- _Provided entries_
+ + + + +

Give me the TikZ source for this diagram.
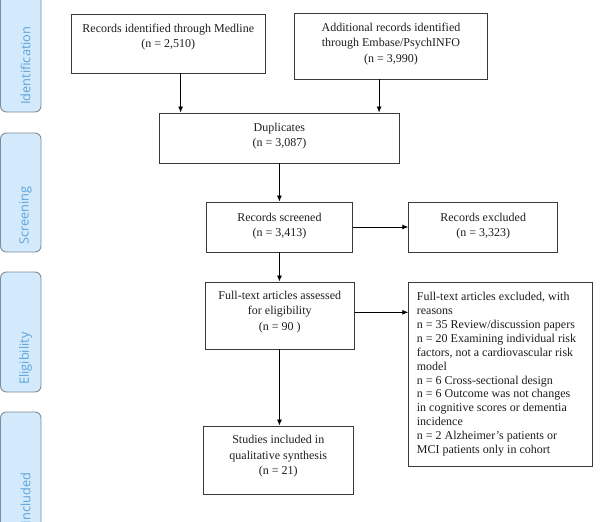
\documentclass[tikz,border=0pt]{standalone}
\usepackage{fontspec}
\setmainfont{Liberation Serif}
\newfontfamily\tabfont{Open Sans}
\usetikzlibrary{arrows.meta}
\definecolor{tabfill}{HTML}{D2EAFB}
\definecolor{tabline}{HTML}{7F8C99}
\definecolor{tabtext}{HTML}{5FA3DA}
\definecolor{boxline}{HTML}{3A3A3A}
\definecolor{txtcol}{HTML}{1E1E1E}
\tikzset{
  flowbox/.style={draw=boxline, line width=0.9pt, inner sep=0pt, fill=white},
  txt/.style={align=center, inner sep=0pt, text=txtcol, font=\fontsize{12}{15.3}\selectfont},
  listtxt/.style={align=left, inner sep=0pt, text=txtcol, font=\fontsize{12}{13.95}\selectfont},
  tab/.style={draw=tabline, fill=tabfill, line width=0.9pt, rounded corners=6pt},
  tablabel/.style={rotate=90, anchor=west, inner sep=0pt, text=tabtext, font=\tabfont\fontsize{12.8}{14}\selectfont},
  flow/.style={-{Latex[length=6pt,width=5pt]}, line width=0.8pt, draw=black}
}
\newcommand\mybox[5]{\node[flowbox, minimum width={#4pt-#2pt}, minimum height={#5pt-#3pt}] (#1) at ({(#2+#4)/2},{(#3+#5)/2}) {};}
\begin{document}
\begin{tikzpicture}[x=1pt,y=-1pt]
\useasboundingbox (0,0) rectangle (611,522);
% side tabs
\draw[tab] (0.5,-12) rectangle (41,112);
\draw[tab] (0.5,133) rectangle (41,252);
\draw[tab] (0.5,272) rectangle (41,392);
\draw[tab] (0.5,412) rectangle (41,545);
\node[tablabel] (l-id) at (25.5,105) {Identification};
\node[tablabel] (l-sc) at (25.5,245) {Screening};
\node[tablabel] (l-el) at (25.5,385) {Eligibility};
\node[tablabel] (l-in) at (25.5,524.5) {Included};
% boxes
\mybox{med}{71.4}{14}{265.2}{73}
\mybox{emb}{294.5}{13}{487.5}{79}
\mybox{dup}{159}{113}{399.8}{163}
\mybox{scr}{206.7}{202}{352.2}{252}
\mybox{exc}{408.7}{202}{557.7}{252}
\mybox{full}{205.5}{282}{354.1}{349}
\mybox{fex}{408.7}{282}{592}{466}
\mybox{inc}{203.6}{426}{353}{494}
% texts
\node[txt] (t-med) at (168.3,36.8) {Records identified through Medline\\(n = 2,510)};
\node[txt] (t-emb) at (391,44) {Additional records identified\\through Embase/PsychINFO\\(n = 3,990)};
\node[txt] (t-dup) at (279.4,136.3) {Duplicates\\(n = 3,087)};
\node[txt] (t-scr) at (279.4,225.8) {Records screened\\(n = 3,413)};
\node[txt] (t-exc) at (483.2,225.8) {Records excluded\\(n = 3,323)};
\node[txt] (t-full) at (279.8,312) {Full-text articles assessed\\for eligibility\\(n = 90 )};
\node[txt] (t-inc) at (278.3,456.4) {Studies included in\\qualitative synthesis\\(n = 21)};
\node[listtxt, anchor=west] (t-fex) at (416.7,374.2) {Full-text articles excluded, with\\reasons\\n = 35 Review/discussion papers\\n = 20 Examining individual risk\\factors, not a cardiovascular risk\\model\\n = 6 Cross-sectional design\\n = 6 Outcome was not changes\\in cognitive scores or dementia\\incidence\\n = 2 Alzheimer's patients or\\MCI patients only in cohort};
% connectors
\coordinate (a1) at (180.6,73);
\coordinate (a2) at (379.1,79);
\draw[flow] (med.south -| a1) -- (dup.north -| a1);
\draw[flow] (emb.south -| a2) -- (dup.north -| a2);
\draw[flow] (dup.south) -- (dup.south |- scr.north);
\draw[flow] (scr.east) -- (exc.west |- scr.east);
\draw[flow] (scr.south) -- (scr.south |- full.north);
\coordinate (a3) at (354.1,312.3);
\draw[flow] (full.east |- a3) -- (fex.west |- a3);
\draw[flow] (full.south -| scr.south) -- (scr.south |- inc.north);
\end{tikzpicture}
\end{document}
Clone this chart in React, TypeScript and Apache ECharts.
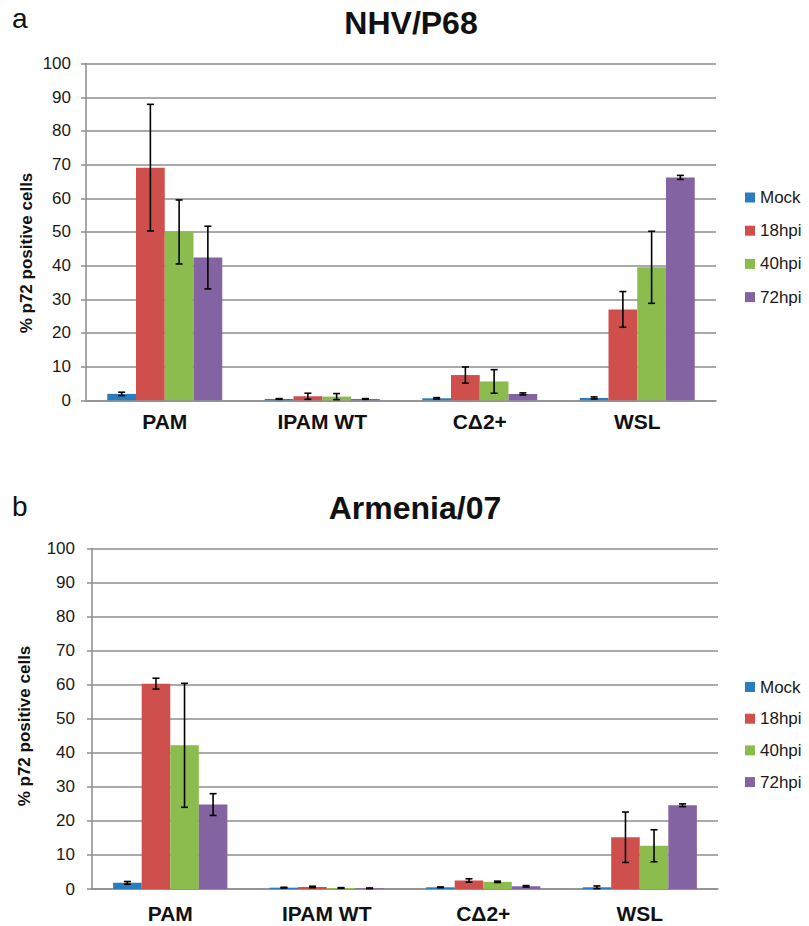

+ + + + +

- _Your objective_
Transcribe the entries above verbatim, omitting their pictures.

- _Problem solution_
Give me the TikZ source for this diagram.
\documentclass[tikz,border=0pt]{standalone}
\usepackage{fontspec}
\setmainfont{Liberation Serif}
\newfontfamily\tabfont{Open Sans}
\usetikzlibrary{arrows.meta}
\definecolor{tabfill}{HTML}{D2EAFB}
\definecolor{tabline}{HTML}{7F8C99}
\definecolor{tabtext}{HTML}{5FA3DA}
\definecolor{boxline}{HTML}{3A3A3A}
\definecolor{txtcol}{HTML}{1E1E1E}
\tikzset{
  flowbox/.style={draw=boxline, line width=0.9pt, inner sep=0pt, fill=white},
  txt/.style={align=center, inner sep=0pt, text=txtcol, font=\fontsize{12}{15.3}\selectfont},
  listtxt/.style={align=left, inner sep=0pt, text=txtcol, font=\fontsize{12}{13.95}\selectfont},
  tab/.style={draw=tabline, fill=tabfill, line width=0.9pt, rounded corners=6pt},
  tablabel/.style={rotate=90, anchor=west, inner sep=0pt, text=tabtext, font=\tabfont\fontsize{12.8}{14}\selectfont},
  flow/.style={-{Latex[length=6pt,width=5pt]}, line width=0.8pt, draw=black}
}
\newcommand\mybox[5]{\node[flowbox, minimum width={#4pt-#2pt}, minimum height={#5pt-#3pt}] (#1) at ({(#2+#4)/2},{(#3+#5)/2}) {};}
\begin{document}
\begin{tikzpicture}[x=1pt,y=-1pt]
\useasboundingbox (0,0) rectangle (611,522);
% side tabs
\draw[tab] (0.5,-12) rectangle (41,112);
\draw[tab] (0.5,133) rectangle (41,252);
\draw[tab] (0.5,272) rectangle (41,392);
\draw[tab] (0.5,412) rectangle (41,545);
\node[tablabel] (l-id) at (25.5,105) {Identification};
\node[tablabel] (l-sc) at (25.5,245) {Screening};
\node[tablabel] (l-el) at (25.5,385) {Eligibility};
\node[tablabel] (l-in) at (25.5,524.5) {Included};
% boxes
\mybox{med}{71.4}{14}{265.2}{73}
\mybox{emb}{294.5}{13}{487.5}{79}
\mybox{dup}{159}{113}{399.8}{163}
\mybox{scr}{206.7}{202}{352.2}{252}
\mybox{exc}{408.7}{202}{557.7}{252}
\mybox{full}{205.5}{282}{354.1}{349}
\mybox{fex}{408.7}{282}{592}{466}
\mybox{inc}{203.6}{426}{353}{494}
% texts
\node[txt] (t-med) at (168.3,36.8) {Records identified through Medline\\(n = 2,510)};
\node[txt] (t-emb) at (391,44) {Additional records identified\\through Embase/PsychINFO\\(n = 3,990)};
\node[txt] (t-dup) at (279.4,136.3) {Duplicates\\(n = 3,087)};
\node[txt] (t-scr) at (279.4,225.8) {Records screened\\(n = 3,413)};
\node[txt] (t-exc) at (483.2,225.8) {Records excluded\\(n = 3,323)};
\node[txt] (t-full) at (279.8,312) {Full-text articles assessed\\for eligibility\\(n = 90 )};
\node[txt] (t-inc) at (278.3,456.4) {Studies included in\\qualitative synthesis\\(n = 21)};
\node[listtxt, anchor=west] (t-fex) at (416.7,374.2) {Full-text articles excluded, with\\reasons\\n = 35 Review/discussion papers\\n = 20 Examining individual risk\\factors, not a cardiovascular risk\\model\\n = 6 Cross-sectional design\\n = 6 Outcome was not changes\\in cognitive scores or dementia\\incidence\\n = 2 Alzheimer's patients or\\MCI patients only in cohort};
% connectors
\coordinate (a1) at (180.6,73);
\coordinate (a2) at (379.1,79);
\draw[flow] (med.south -| a1) -- (dup.north -| a1);
\draw[flow] (emb.south -| a2) -- (dup.north -| a2);
\draw[flow] (dup.south) -- (dup.south |- scr.north);
\draw[flow] (scr.east) -- (exc.west |- scr.east);
\draw[flow] (scr.south) -- (scr.south |- full.north);
\coordinate (a3) at (354.1,312.3);
\draw[flow] (full.east |- a3) -- (fex.west |- a3);
\draw[flow] (full.south -| scr.south) -- (scr.south |- inc.north);
\end{tikzpicture}
\end{document}
Clone this chart in React, TypeScript and Apache ECharts.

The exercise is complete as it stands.